Monday, February 14, 2022

4. The Bitter Tea by Gavin Black

There is a great institution in Berkeley called Urban Ore.  It's a giant warehouse that accepts almost anything used and then sells it.  Basically a recycling store, but they do a really good job of curating.  This is where you go if you are looking to renovate a house and do it with nicely built used things.  They also have a pretty large and good book section.  I didn't find any major prizes, but did come up with several semi-obscure mid-20th century British thriller and crime books, including this cool Fontana.  Turns out it is part of a 13-book series starring mildly adventurous Singapore businessman David Harris.

This book starts out with him at a fancy party high in the hills above Singapore when a visiting Chinese dignitary pays a surprise visit via helicopter.  When this guy attracts the woman Harris was talking to, he goes for a little walk in the jungle on the edge of the property.  He happens to be there when shots ring out and then notices a rifle-carrying figure, a figure that he recognizes, fleeing down the hillside.  Stuck in the wrong place and not wanting to get shot by trigger-happy soldiers nor to get interrogated, he effects a sloppy escape, wrecking a car but managing to make his way back to his hotel room without being spotted.  Once at least physically out of this mess, we learn more about Harris's business ventures including the shipping company of which he may lose control when one of the board members dies.

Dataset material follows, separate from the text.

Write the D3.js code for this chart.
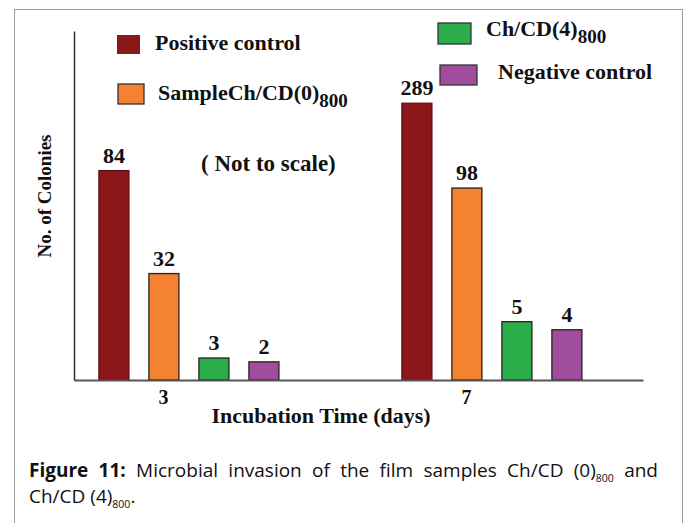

It's a nice mix of traditional espionage in the Asian theatre with some business intrigue.  The emphasis ends up being on the former and it was made interesting by the milieu (it motivated me to read up on Singapore) and the novel situation they generate.  There is some action, but Harris does his work by being shrewd and avoiding trouble. So we get a neat escape from a hospital, a slippery stair trap and a nice fight in the dark that ends with a heavy table being flipped on the adversary.